Finalement, même si l’on dépense beaucoup d’argent, on est bien obligé de constater qu’il y a très peu d’efficacité.

Je reviens à votre question pour réaffirmer la possibilité de doubler la part de l’industrie dans le PIB, mais encore faut-il mettre en place tous les instruments pour ce faire : fiscalité, financement, formation, foncier etc.

-Les cinq dernières années, le gouvernement évoque régulièrement le concept de stratégie industrielle. Y croyez-vous ?

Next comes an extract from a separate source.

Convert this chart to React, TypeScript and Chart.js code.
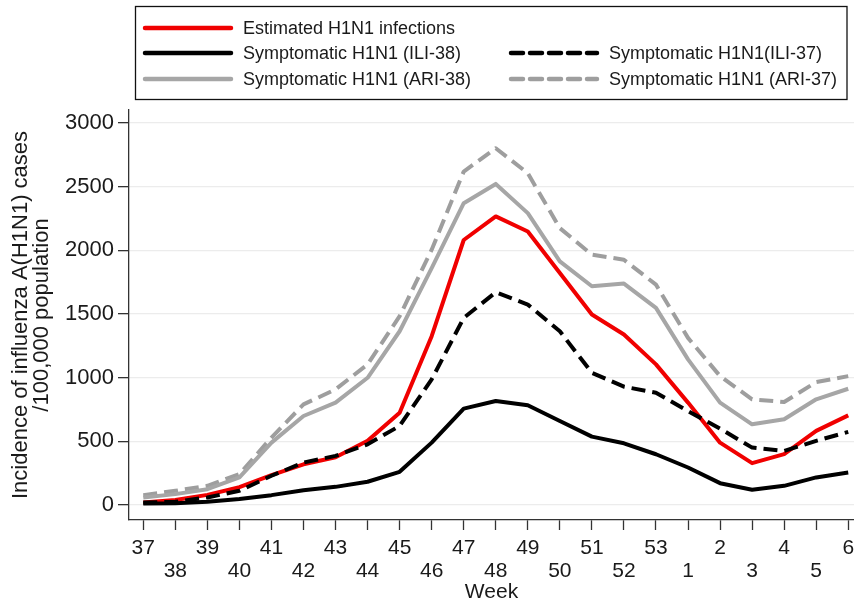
import React, { useEffect, useRef } from "react";
import { Chart, registerables } from "chart.js";

Chart.register(...registerables);

const weeks = ["37","38","39","40","41","42","43","44","45","46","47","48","49","50","51","52","53","1","2","3","4","5","6"];
const yTickValues = [0, 500, 1000, 1500, 2000, 2500, 3000];

const estimated = [20, 40, 80, 140, 235, 320, 375, 505, 725, 1325, 2080, 2265, 2147, 1821, 1495, 1338, 1104, 804, 490, 329, 400, 582, 704];
const ili38 = [13, 15, 26, 47, 78, 117, 143, 183, 261, 490, 757, 817, 783, 660, 537, 485, 399, 295, 172, 120, 151, 217, 255];
const ili37 = [20, 26, 60, 112, 230, 334, 386, 477, 621, 986, 1469, 1670, 1573, 1364, 1038, 929, 882, 738, 600, 451, 425, 504, 574];
const ari38 = [60, 86, 125, 217, 490, 699, 804, 999, 1364, 1860, 2369, 2520, 2291, 1912, 1717, 1738, 1547, 1143, 804, 634, 673, 830, 913];
const ari37 = [78, 112, 151, 243, 530, 790, 908, 1104, 1482, 2004, 2617, 2800, 2604, 2173, 1965, 1925, 1730, 1312, 1012, 830, 809, 965, 1012];

const seriesNames = [
  "Estimated H1N1 infections",
  "Symptomatic H1N1 (ILI-38)",
  "Symptomatic H1N1(ILI-37)",
  "Symptomatic H1N1 (ARI-38)",
  "Symptomatic H1N1 (ARI-37)",
];

const FONT = "'Liberation Sans', Arial, Helvetica, sans-serif";
const TEXT = "#1a1a1a";

const toPoints = (arr: number[]) => arr.map((v, i) => ({ x: i, y: v }));

const legendPlugin = {
  id: "customLegend",
  afterDraw(chart: any) {
    const ctx = chart.ctx as CanvasRenderingContext2D;
    ctx.save();
    ctx.strokeStyle = "#111";
    ctx.lineWidth = 1.3;
    ctx.strokeRect(135.5, 6.5, 711.5, 93);
    const slots = [
      { ds: 0, x: 145, y: 28 },
      { ds: 1, x: 145, y: 53 },
      { ds: 2, x: 511, y: 53 },
      { ds: 3, x: 145, y: 79 },
      { ds: 4, x: 511, y: 79 },
    ];
    ctx.font = "18px " + FONT;
    ctx.textBaseline = "middle";
    ctx.textAlign = "left";
    for (const s of slots) {
      const d = chart.data.datasets[s.ds];
      ctx.beginPath();
      ctx.strokeStyle = d.borderColor;
      ctx.lineWidth = 4.5;
      ctx.lineCap = "round";
      ctx.setLineDash(d.borderDash && d.borderDash.length ? [12, 7] : []);
      ctx.moveTo(s.x, s.y);
      ctx.lineTo(s.x + 86, s.y);
      ctx.stroke();
      ctx.setLineDash([]);
      ctx.fillStyle = TEXT;
      ctx.fillText(d.label, s.x + 98, s.y + 1);
    }
    ctx.restore();
  },
};

export default function App() {
  const ref = useRef<HTMLCanvasElement | null>(null);
  useEffect(() => {
    document.body.style.margin = "0";
    const canvas = ref.current!;
    const chart = new Chart(canvas, {
      type: "line",
      data: {
        datasets: [
          { label: seriesNames[0], data: toPoints(estimated), borderColor: "#f00000", borderWidth: 4, order: 2 },
          { label: seriesNames[1], data: toPoints(ili38), borderColor: "#000000", borderWidth: 4, order: 1 },
          { label: seriesNames[2], data: toPoints(ili37), borderColor: "#000000", borderWidth: 4, borderDash: [14, 7], order: 0 },
          { label: seriesNames[3], data: toPoints(ari38), borderColor: "#a6a6a6", borderWidth: 4, order: 3 },
          { label: seriesNames[4], data: toPoints(ari37), borderColor: "#9e9e9e", borderWidth: 4, borderDash: [14, 7], order: 4 },
        ] as any,
      },
      options: {
        animation: false,
        responsive: false,
        maintainAspectRatio: false,
        layout: { padding: { top: 110, left: 0, right: 0, bottom: 0 } },
        elements: { point: { radius: 0 }, line: { tension: 0, borderJoinStyle: "round" } },
        plugins: { legend: { display: false }, tooltip: { enabled: false } },
        scales: {
          x: {
            type: "linear",
            min: -0.446,
            max: 22.18,
            afterBuildTicks: (s: any) => { s.ticks = weeks.map((_, i) => ({ value: i })); },
            afterFit: (s: any) => { s.height = 85; s.paddingLeft = 0; s.paddingRight = 0; },
            border: { color: "#333", width: 1.3 },
            grid: { drawOnChartArea: false, drawTicks: true, tickLength: 10, tickColor: "#333", tickWidth: 1.3 },
            ticks: {
              autoSkip: false,
              maxRotation: 0,
              padding: 6,
              color: TEXT,
              font: { family: FONT, size: 21, lineHeight: 1.12 },
              callback: (v: any) => {
                const i = Math.round(Number(v));
                const lab = weeks[i];
                if (lab === undefined) return "";
                return i % 2 === 0 ? [lab, ""] : ["", lab];
              },
            },
            title: {
              display: true,
              text: "Week",
              color: TEXT,
              font: { family: FONT, size: 21, lineHeight: 1.2 },
              padding: { top: 0, bottom: 0 },
            },
          },
          y: {
            type: "linear",
            min: -117,
            max: 3100,
            afterBuildTicks: (s: any) => { s.ticks = yTickValues.map((v) => ({ value: v })); },
            afterFit: (s: any) => { s.width = 129; s.paddingTop = 0; s.paddingBottom = 0; },
            border: { color: "#333", width: 1.3 },
            grid: { color: "#ececec", lineWidth: 1.3, tickLength: 11, tickColor: "#333", tickWidth: 1.3 },
            ticks: {
              autoSkip: false,
              padding: 4,
              color: TEXT,
              font: { family: FONT, size: 22 },
              callback: (v: any) => String(v),
            },
            title: {
              display: true,
              text: ["Incidence of influenza A(H1N1) cases", "/100,000 population"],
              color: TEXT,
              font: { family: FONT, size: 22, lineHeight: 0.96 },
              padding: { top: 10.5, bottom: 0 },
            },
          },
        },
      } as any,
      plugins: [legendPlugin],
    });
    return () => chart.destroy();
  }, []);
  return <canvas ref={ref} width={854} height={605} style={{ display: "block" }} />;
}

-M. Abdelhamid Temmar était le ministre qui a utilisé ce concept pour la première fois. Il avait imaginé une vision et ciblé des secteurs. Je suis tenté de croire que ce n’était qu’un simple exercice intellectuel. Lorsqu’on veut se doter d’une stratégie industrielle, il faut d’abord identifier les objectifs et les besoins à moyen et long terme, mettre en place les éléments structurants. Ce n’est pas que cela, encore faut-il identifier les moyens financiers, les instruments d’encadrement des projets, une réelle politique de régulation. Vous pouvez vous fixer un objectif avec une politique de régulation aux antipodes de vos ambitions. A voir où nous en sommes, on a le sentiment d’avoir perdu du temps. La stratégie ne se déclame pas seulement.

En fait, le gouvernement a donné à ce concept de stratégie industrielle un contenu cosmétique, politique, mais à aucun moment opérationnel.  Dans les faits, il n’y a qu’à voir l’état de notre industrie. Une réalité édifiante : sur les 600 000 PME qui existent en Algérie, très peu sont dans le secteur industriel. Cet état de fait est le résultat des politiques publiques en matière économique. Les investisseurs préfèrent financer une opération d’importation. C’est bien plus simple et autrement plus rentable qu’un projet industriel avec tous les tracas que pareille aventure suppose.

-Vous ne croyez donc pas à cette stratégie…

-Je crois aux décisions et aux politiques mises en œuvre. Je ne crois pas aux mesurettes, ni aux réformettes et encore moins aux mesures cosmétiques qui sont liées aux circonstances et aux rapports de forces entre groupes d’intérêts. Une vraie stratégie industrielle se construit sur des éléments structurants très lourds. Elle a besoin, pour sa mise en œuvre, d’une politique claire avec une visibilité et une intelligibilité bien mises en évidence. L’Etat indique le chemin. Il choisit les secteurs à développer. Tout industriel qui y investit aura l’appui total, tous azimuts. Ceux qui ne s’inscrivent pas dans cette démarche ne seront pas concernés par des avantages fiscaux et autres. Cela se fait dans le monde entier. Mais pas encore chez nous malheureusement.